The cases of Jones v. Root, 6 Gray, 435, and Mason v. Lothrop, 7 Id. 354, involve the precise question which was disposed of by this Court in Robison v. Miner, supra.

Roberts v. State, 14 Mo. 138, was an arrest for vagrancy, as defined by a municipal ordinance. But that case is clearly opposed to Way’s Case, 41 Mich. 299. In that case, vagrancy was distinguished from disorderly conduct and breaches of the peace, and it was held that its statutory definition could not be enlarged by municipal ordinance. And, with respect to the main question, Mr.

Justice Campbell says:

“It must not be forgotten that there can be no arrest without due process of law. An arrest without warrant has never been lawful, except in those cases 'where the public security requires it; and this has only been recog*432n’ized in felony, and in breaches of the peace committed in presence of the officer. Quinn v. Heisel, 40 Mich. 576; Drennan v. People, 10 Id. 169. It could not have been contemplated — inasmuch as we are bound to suppose the Legislature intended .to respect constitutional safeguards— that the station-house sessions would have occasion to deal with many cases of misdemeanors, nor with any when an arrest could be safely postponed.
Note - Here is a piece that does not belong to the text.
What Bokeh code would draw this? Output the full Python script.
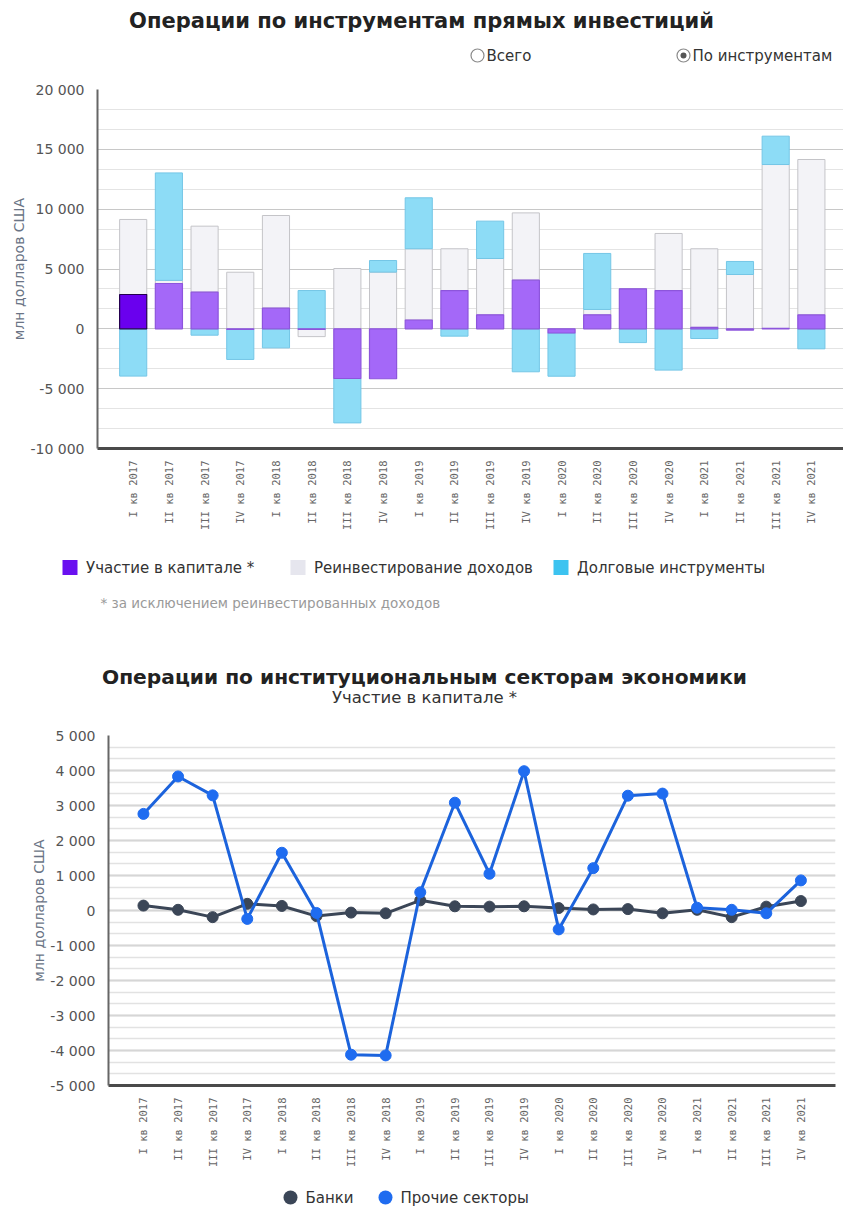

The occasions which would justify arrest without process must be very rare indeed in cases of vagrancy; and, in a city no larger than Detroit, persons charged with disorderly conduct can very generally be dealt with more legally and justly ip. the regular way, inasmuch as very much of it involves no immediate danger to public or private security.”

It seems to me that what is meant by the term “due process of law,” as employed in the Constitution, is not only well settled by this Court, but that its signification has been arrived at by the proper recognition of a well-recognized rule of constitutional interpretation.

Long, J., concurred with McGrath, C. J.